Teatro documental, invocaciones del cuerpo como archivo palpitante

Afuera comienza a salir el manto titilante que es la noche, afuera esperamos que las puertas se abran, algunos confiamos en que la oscuridad despierte a los fantasmas de Frexes #132.

Ellas han tomado la casa. Somos más de una veintena y nos invitan a pasar, a acomodarnos como podamos entre los viejos muebles y libros desparramados por el piso. La sala se llena de su voz. Hoy somos los invitados a la casa de las conspiraciones, y sobre sus paredes se proyecta el ayer. Otra vez la casa que la sobrevive y resucita, nos hace cómplice de su existencia.

Fotos: Carlos Rafael

La luz llega apenas para dejarnos ver el rostro de la muchacha-tiempo que habla de su padre, de la ciudad, de la Historia y de una mujer, poeta del amor diario, Lalita Curvelo

María Victoria Guerra transida de las memorias de Holguín y el tiempo de Lalita nos lleva entre sus amigos; el lucero inolvidable que bajo otro nombre fue su cómplice, Oscar; los niños rescatados de la orfandad; las sentencias de muerte que sus manos sostuvieron contra asesinos y torturadores. María Victoria nos guía al pasado y tras ella avanzamos o retrocedemos en la penumbra hacia una habitación que debió ser oficina.

Teclea, los pies en el suelo como Hemingway, una muchacha pálida, Nathaly Polo, su voz sale desde un sitio invisible, reparte viejas fotos, mezcla sus vivencias con los versos de la dueña de la vieja casa.

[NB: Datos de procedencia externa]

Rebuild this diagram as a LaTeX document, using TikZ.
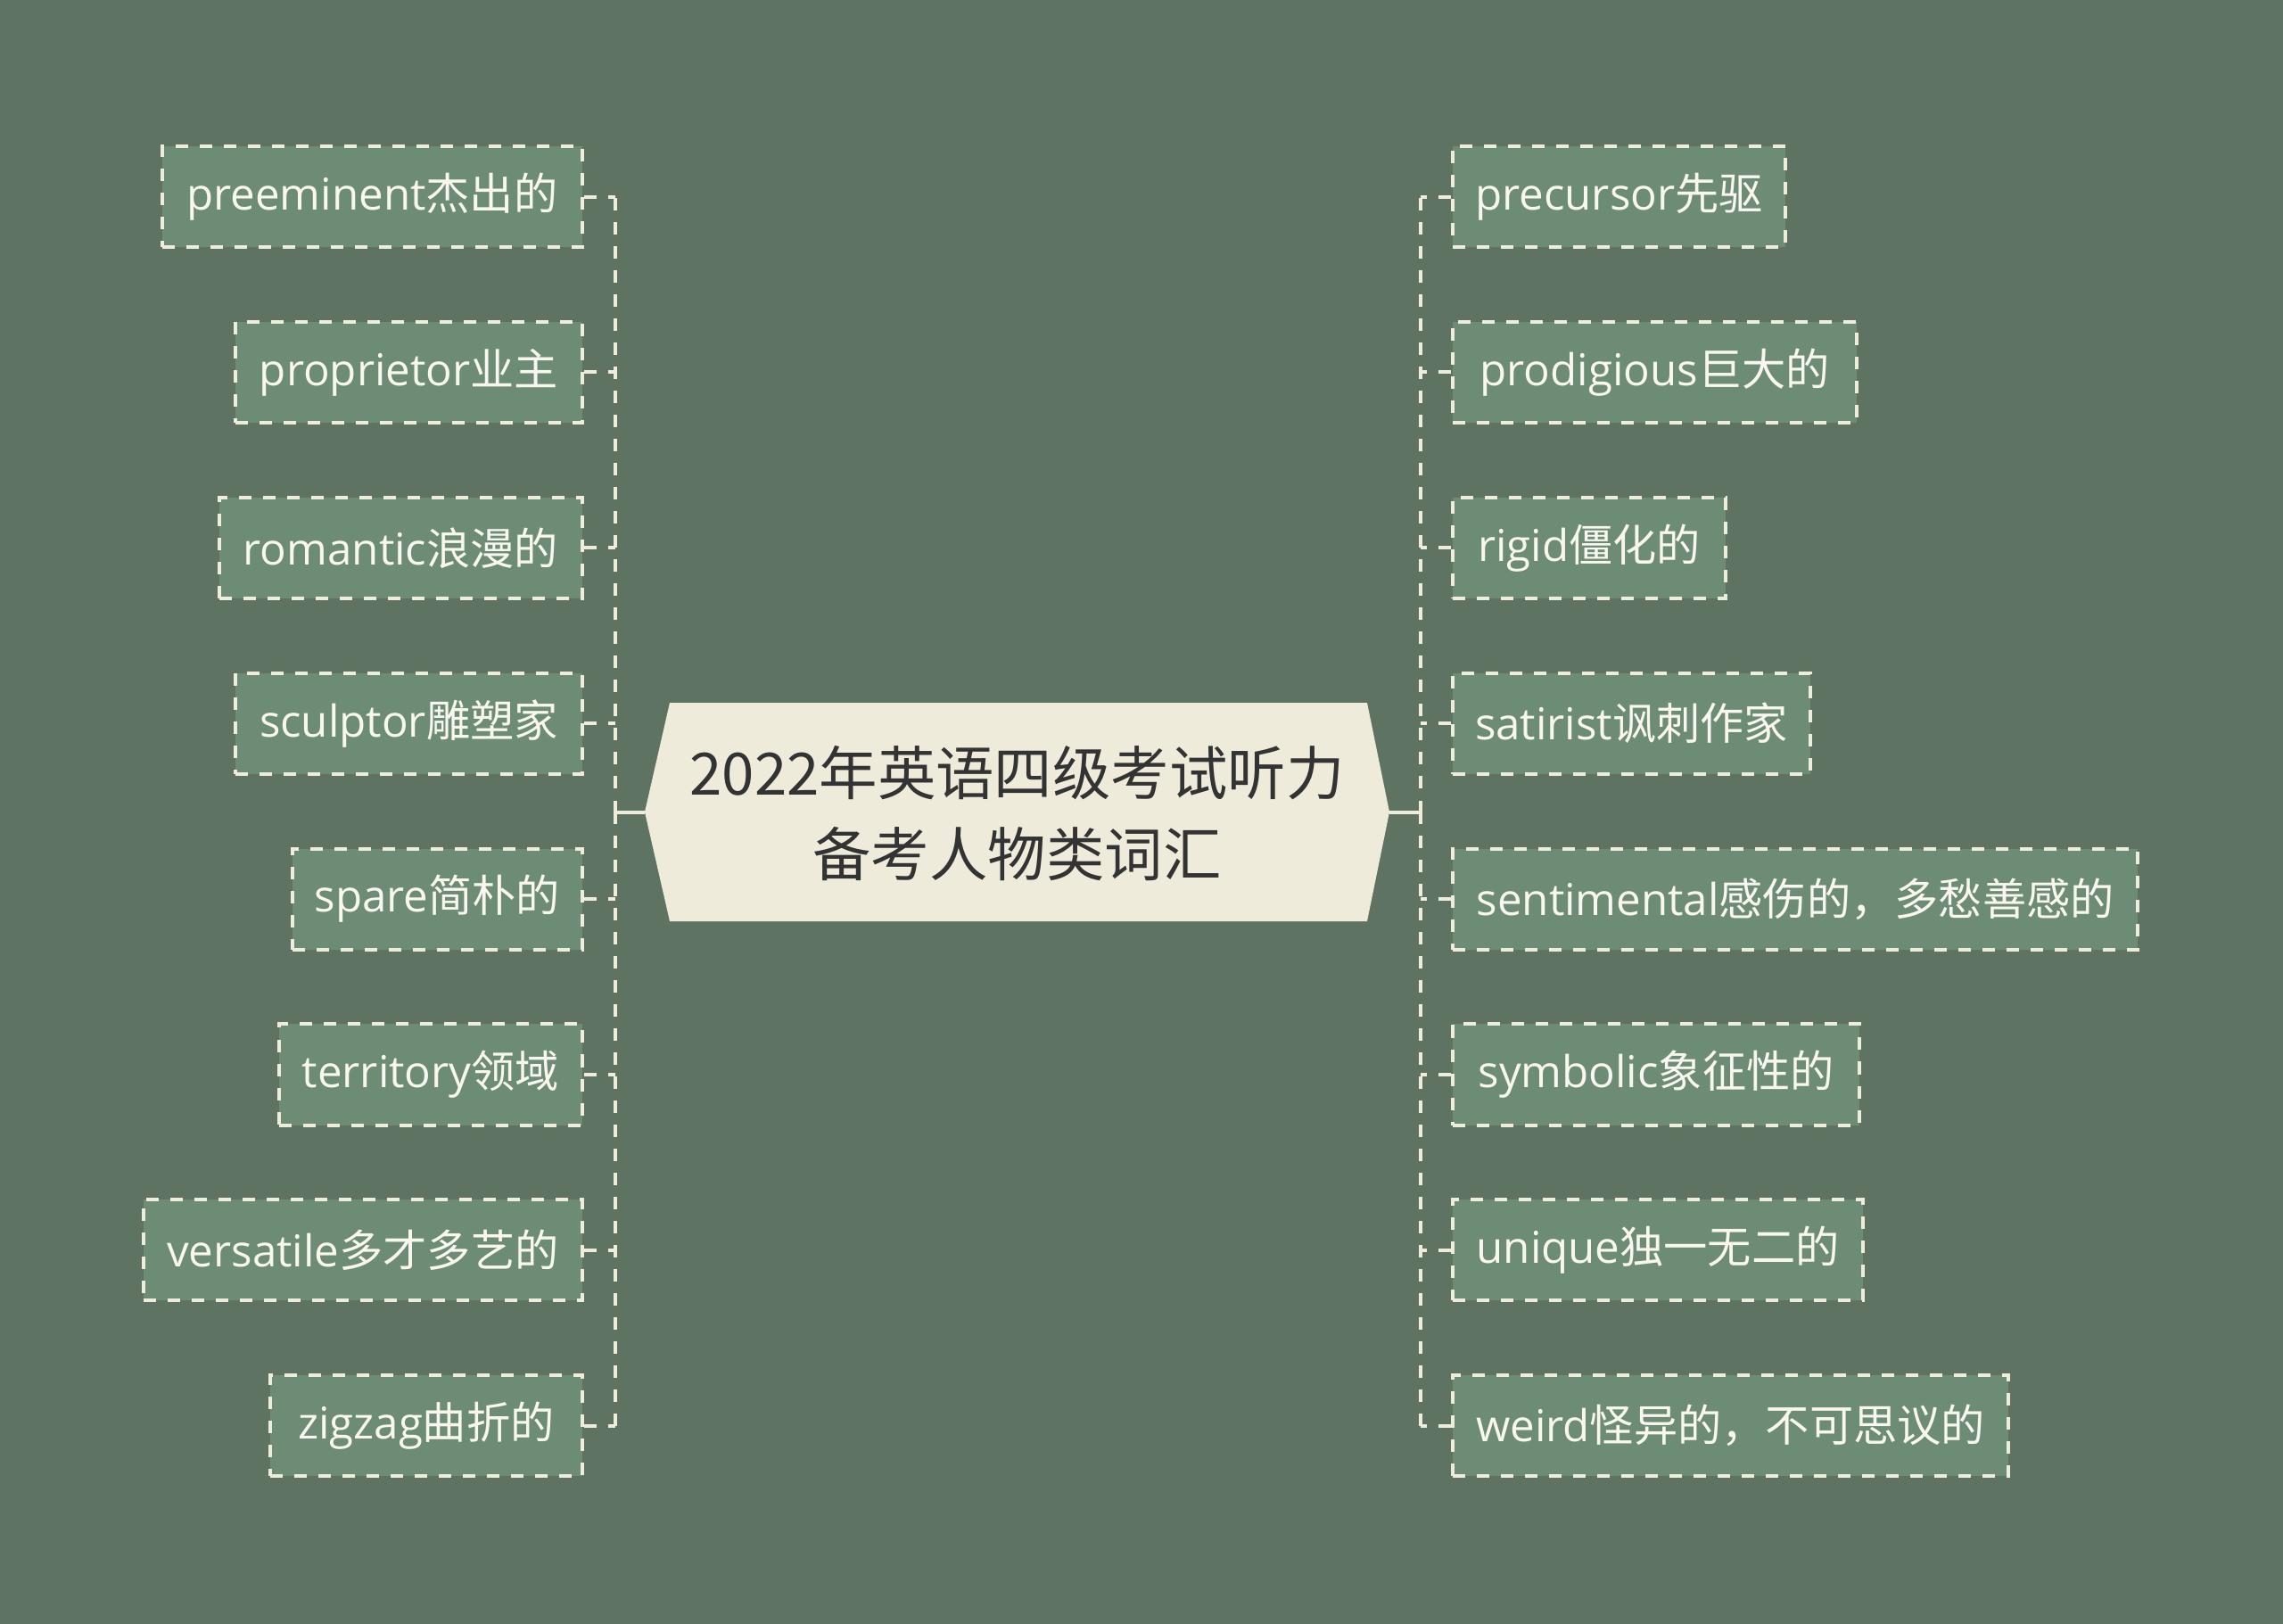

Regala poemas sueltos, rosas, nos lleva a la pequeña capilla, donde un Jesús adolorido sube la mirada e invita encender en el piso velas por las almas que han de habitar estos espacios, por Lalita, por nosotros y nuestra fe en la belleza, que supongo es el móvil que nos mantiene absortos mientras, a lo lejos se escucha el mar ausente.

Atravesamos el patio interior, algo bulle en la oscuridad, y cuando la luz nos toca vemos una mesa dispuesta para el convite visual, caracolas, piedras, dibujos de Lalita y una cafetera modernísima en la que está lista la bebida que compartimos, otros prefieren té y por primera vez alcanzo a ver los rostros de quienes han venido esta noche.

Fotos: Carlos Rafael

Los espejos colocados al fondo del comedor reflejan a una esbelta joven, Darlin Morales, ella también ha encontrado una Lalita propia, junto a las otras muchachas ha indagado por dos meses en documentos, objetos, los muros, las leyendas. Darlin ha traído su tiempo hasta este espacio un antiquísimo reloj cucú con que marca su existencia desde el inicio, por eso el aparente anacronismo entre él, la casa, y la modernidad de la cafetera eléctrica no son sino expresión del diálogo entre el legado y el descubrimiento, el pretérito y su interpretación bajo el prisma del hoy, son la danza armónica del pasado y el presente concatenándose.

Seguimos invadiendo el aposento. Sobre las viejas lozas de barro del patio ha reposado toda la memoria de sus días. Hemos sido convocados a caminar hacia la atalaya que fue la biblioteca de la escritora. Entre volúmenes vetustos, suvenires, un teléfono obsoleto, parece que va a llegar Lalita. Ya está, su voz la trae entre el olor de la noche y la mirada taciturna de un gato que sobre una tapia nos observa.

Todo es raro y vibrante. Sumergida en la atmósfera de la década de 1950 es esta una pieza raigal, de la casa para la casa y realizable solo en su interior. Las jóvenes autoras se asumen como peformers que convierten sus cuerpos en archivos palpitantes, documentos vivos.

Fotos: Carlos Rafael

La obra es un claro ejemplo de apropiación de la expresión estética de la realidad. Un texto en el que la subjetividad de las autoras se entronca con la de su objeto de investigación y se expresa luego en este resultado en el que recrean las vivencias de Lalita, su tiempo y espacio, permeados de la circunstancia propia de las dramaturgas.

Sustentada en los paradigmas del teatro documental, Otra vez la casa emplea los resortes emotivos de la poesía mezclados con el realismo propio de este género y aprovecha el espacio, la semipenumbra, la intimidad de las puertas y ventanas cerradas, la casa como un vientre fecundo que gesta la memoria.

Volvemos a la sala, a despedirnos de Eulalia y aplaudimos. Algunos de sus contemporáneos, personas de sus afectos, agradecen el acto casi místico de la resurrección.

Salimos otra vez a la calle Frexes, al 2021, con olor a libro antiguo y una flor en las manos. Aún podemos sentir el incienso en nuestras ropas y ver a Lalita en la ventana, reclinada, diciendo adiós.